Key figure in Harrogate gallery looks back on early years of town's cultural gem
Try to imagine the scene back in 1989, inside what is now known as the Mercer Gallery.
A group of art lovers and their paying guests are gathered for the launch of an appeal to transform what is, at the time, the empty and neglected Promenade Room located on Swan Road near Valley Gardens.
The civic silver may be gleaming inside the crumbling building - first opened in 1805 - as they tuck into a lavish banquet designed to raise the funds for the new campaign.
But there is a hole in the ceiling and the only warmth comes from industrial heaters borrowed for the evening.
The first event by the soon-to-be-named Friends of Mercer Gallery turned out to be a great success and set the fledgling gallery on its path to its future role as one of Harrogate’s cultural gems - critically acclaimed, award-winning and, until Covid arrived, an exceptional tourist attraction.
Judith Thomas - who in 1998 received the MBE for her efforts - was there from the very start, when things looked most bleak.
Having retired recently as chair of the Friends after more than 30 years, she is proud of what the team has achieved from that tricky beginning.
Judith said: “The building was practically derelict.
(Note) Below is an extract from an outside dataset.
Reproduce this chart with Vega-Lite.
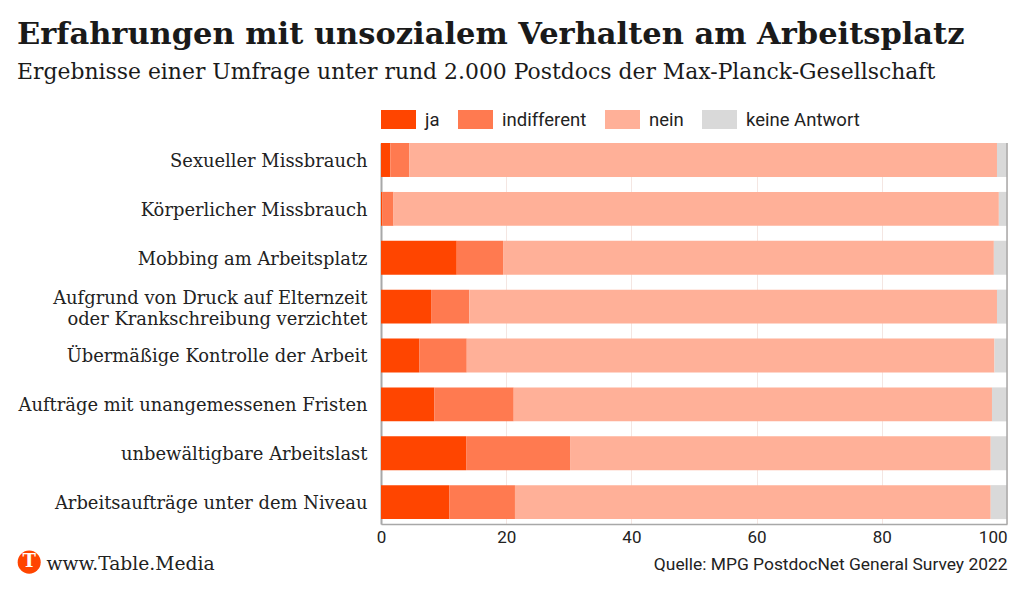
{"$schema":"https://vega.github.io/schema/vega-lite/v6.json","width":626,"height":381,"autosize":"none","padding":{"left":381,"top":143,"right":17,"bottom":66},"background":"white",
"title":{"text":"Erfahrungen mit unsozialem Verhalten am Arbeitsplatz","subtitle":"Ergebnisse einer Umfrage unter rund 2.000 Postdocs der Max-Planck-Gesellschaft","anchor":"start","frame":"group","dx":-364,"offset":19,"font":"DejaVu Serif","fontWeight":"bold","fontSize":30.5,"color":"#1a1a1a","subtitleFont":"DejaVu Serif","subtitleFontSize":21.9,"subtitleColor":"#1a1a1a","subtitlePadding":12},
"datasets":{"rows":[
{"c":"Sexueller Missbrauch","a":"ja","n":1,"v":1.5},{"c":"Sexueller Missbrauch","a":"indifferent","n":2,"v":3.0},{"c":"Sexueller Missbrauch","a":"nein","n":3,"v":93.9},{"c":"Sexueller Missbrauch","a":"keine Antwort","n":4,"v":1.6},
{"c":"Körperlicher Missbrauch","a":"ja","n":1,"v":0.2},{"c":"Körperlicher Missbrauch","a":"indifferent","n":2,"v":1.8},{"c":"Körperlicher Missbrauch","a":"nein","n":3,"v":96.7},{"c":"Körperlicher Missbrauch","a":"keine Antwort","n":4,"v":1.3},
{"c":"Mobbing am Arbeitsplatz","a":"ja","n":1,"v":12.1},{"c":"Mobbing am Arbeitsplatz","a":"indifferent","n":2,"v":7.4},{"c":"Mobbing am Arbeitsplatz","a":"nein","n":3,"v":78.4},{"c":"Mobbing am Arbeitsplatz","a":"keine Antwort","n":4,"v":2.1},
{"c":"Aufgrund von Druck auf Elternzeit|oder Krankschreibung verzichtet","a":"ja","n":1,"v":8.0},{"c":"Aufgrund von Druck auf Elternzeit|oder Krankschreibung verzichtet","a":"indifferent","n":2,"v":6.1},{"c":"Aufgrund von Druck auf Elternzeit|oder Krankschreibung verzichtet","a":"nein","n":3,"v":84.3},{"c":"Aufgrund von Druck auf Elternzeit|oder Krankschreibung verzichtet","a":"keine Antwort","n":4,"v":1.6},
{"c":"Übermäßige Kontrolle der Arbeit","a":"ja","n":1,"v":6.1},{"c":"Übermäßige Kontrolle der Arbeit","a":"indifferent","n":2,"v":7.6},{"c":"Übermäßige Kontrolle der Arbeit","a":"nein","n":3,"v":84.3},{"c":"Übermäßige Kontrolle der Arbeit","a":"keine Antwort","n":4,"v":2.0},
{"c":"Aufträge mit unangemessenen Fristen","a":"ja","n":1,"v":8.5},{"c":"Aufträge mit unangemessenen Fristen","a":"indifferent","n":2,"v":12.7},{"c":"Aufträge mit unangemessenen Fristen","a":"nein","n":3,"v":76.4},{"c":"Aufträge mit unangemessenen Fristen","a":"keine Antwort","n":4,"v":2.4},
{"c":"unbewältigbare Arbeitslast","a":"ja","n":1,"v":13.6},{"c":"unbewältigbare Arbeitslast","a":"indifferent","n":2,"v":16.6},{"c":"unbewältigbare Arbeitslast","a":"nein","n":3,"v":67.2},{"c":"unbewältigbare Arbeitslast","a":"keine Antwort","n":4,"v":2.6},
{"c":"Arbeitsaufträge unter dem Niveau","a":"ja","n":1,"v":10.9},{"c":"Arbeitsaufträge unter dem Niveau","a":"indifferent","n":2,"v":10.5},{"c":"Arbeitsaufträge unter dem Niveau","a":"nein","n":3,"v":76.0},{"c":"Arbeitsaufträge unter dem Niveau","a":"keine Antwort","n":4,"v":2.6}
],"logo":[{"c":"Arbeitsaufträge unter dem Niveau","x":-56.2,"t":"T"}]},
"layer":[
{"data":{"name":"rows"},"mark":{"type":"bar"},
"encoding":{
"y":{"field":"c","type":"nominal","sort":null,"scale":{"paddingInner":0.305,"paddingOuter":0.05,"align":0},
"axis":{"title":"www.Table.Media","titleFont":"DejaVu Serif","titleFontWeight":"normal","titleFontSize":18.7,"titleColor":"#222222","titleAngle":0,"titleAlign":"left","titleBaseline":"middle","titleX":-335,"titleY":420,"labelExpr":"split(datum.label,'|')","labelFont":"DejaVu Serif","labelFontSize":17.9,"labelColor":"#222222","labelLimit":380,"labelPadding":14,"labelLineHeight":21,"labelOffset":2,"labelBaseline":{"expr":"indexof(datum.value,'|')>0?'line-bottom':'middle'"},"ticks":false,"domain":true,"domainColor":"#a8a8a8","domainWidth":2,"grid":false}},
"x":{"field":"v","type":"quantitative","stack":"zero","scale":{"domain":[0,100],"nice":false},
"axis":{"title":"Quelle: MPG PostdocNet General Survey 2022","titleFont":"Roboto","titleFontWeight":"normal","titleFontSize":17.4,"titleColor":"#222222","titleAlign":"right","titleBaseline":"middle","titleX":626,"titleY":40,"values":[0,20,40,60,80,100],"labelFont":"Roboto","labelFontSize":17,"labelColor":"#222222","labelPadding":5,"labelFlush":false,"labelAlign":{"expr":"datum.value==100?'right':'center'"},"ticks":false,"domain":true,"domainColor":"#a8a8a8","domainWidth":1.5,"grid":true,"gridColor":"#f4e6e2","gridWidth":1}},
"color":{"field":"a","type":"nominal","scale":{"domain":["ja","indifferent","nein","keine Antwort"],"range":["#ff4500","#ff7a50","#ffb098","#d9d9d9"]},
"legend":{"title":null,"orient":"none","legendX":0,"legendY":-41,"direction":"horizontal","symbolType":"M-1,-0.54H1V0.54H-1Z","symbolSize":1225,"symbolStrokeWidth":0,"symbolOpacity":1,"labelFont":"Roboto","labelFontSize":18.5,"labelColor":"#222222","labelOffset":9,"columnPadding":18}},
"order":{"field":"n","type":"quantitative"}}},
{"data":{"values":[{"v":100}]},"mark":{"type":"rule","color":"#a8a8a8","strokeWidth":1.5},"encoding":{"x":{"field":"v","type":"quantitative"}}},
{"data":{"name":"logo"},"mark":{"type":"point","shape":"circle","filled":true,"color":"#ff4500","opacity":1,"size":530,"clip":false,"yOffset":60},"encoding":{"x":{"field":"x","type":"quantitative"},"y":{"field":"c","type":"nominal","sort":null}}},
{"data":{"name":"logo"},"mark":{"type":"text","font":"DejaVu Serif","fontWeight":"bold","fontSize":18,"color":"white","clip":false,"yOffset":60},"encoding":{"x":{"field":"x","type":"quantitative"},"y":{"field":"c","type":"nominal","sort":null},"text":{"field":"t"}}}
]}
The ceiling had stained glass roof lights which were cracked and leaking.
“Once they removed the internal walls and ceilings, put previously in to provide modern office space for the council’s rates office, they found the plasters had broken laths and the plaster was rotten.”
Harrogate Borough Council, which owned the building which hosted performances by Oscar Wilde and Lillie Langtry in its elegant 19th century prime, provided the funds to make the building watertight and turn the basement into a secure storage area.
The Friends of Mercer Gallery had to do the rest, armed only with a grant from the sons of S Agnew Mercer, a talented amateur artist, and their own reservoirs of enthusiasm and energy.
Within two years under the leadership of Judith Thomas, and with additional support from the council, their mission was accomplished.
But the good work did not let up after Mercer Art Gallery was first opened by the Earl of Harewood in 1991.
Persistent fundraising has helped towards further improvements to the main gallery; the conversion of the ‘North Gallery’ space; a newly-designed studio space; production of the comprehensive Catalogue of Harrogate’s Fine Art Collections; outstanding exhibitions and book publications; as well as the purchase of fine bespoke furniture; and the acquisition of many important artworks.
The standards set have been so high, in fact, some of the gallery’s ‘blockbuster’ exhibitions have even won national press coverage.
Judith Thomas said: “For a gallery of our size we very much punch above our weight. We have always had a good working relationship with all the excellent curators.
“I am very proud that we have over 400 members who enjoy and support the gallery while having a great time together.”
It wasn’t easy to give up a life of highlights but the time was right to move on, Judith said. But stepping down does not mean her faith or interest in Mercer Gallery’s future is at an end.
Judith said: “There is such a good team in place now with youth and enthusiasm, it was the right time to retire.
“Funding and maintaining the impetus to keep the Mercer Gallery at the top of its league will be very challenging after Covid but there is such potential for the gallery to expand physically.”
The art of success: Mercer Gallery's most popular exhibitions in Harrogate
As well as giving a home to Harrogate district’s fine art collection of some 2,000 works of art and hosting the popular annual Harrogate Open exhibition, Mercer Gallery is renowned for its successful exhibitions.
Among its most popular over the years have been:
Painting The Victorian Age: William Powell Frith (2007);
Atkinson Grimshaw: Painter of Moonlight, (2011);
Art and Yorkshire: From Turner to Hockney (2014);
A unique Northern Ballet collaboration with original dance works inspired by the paintings of Tom Wood (2016).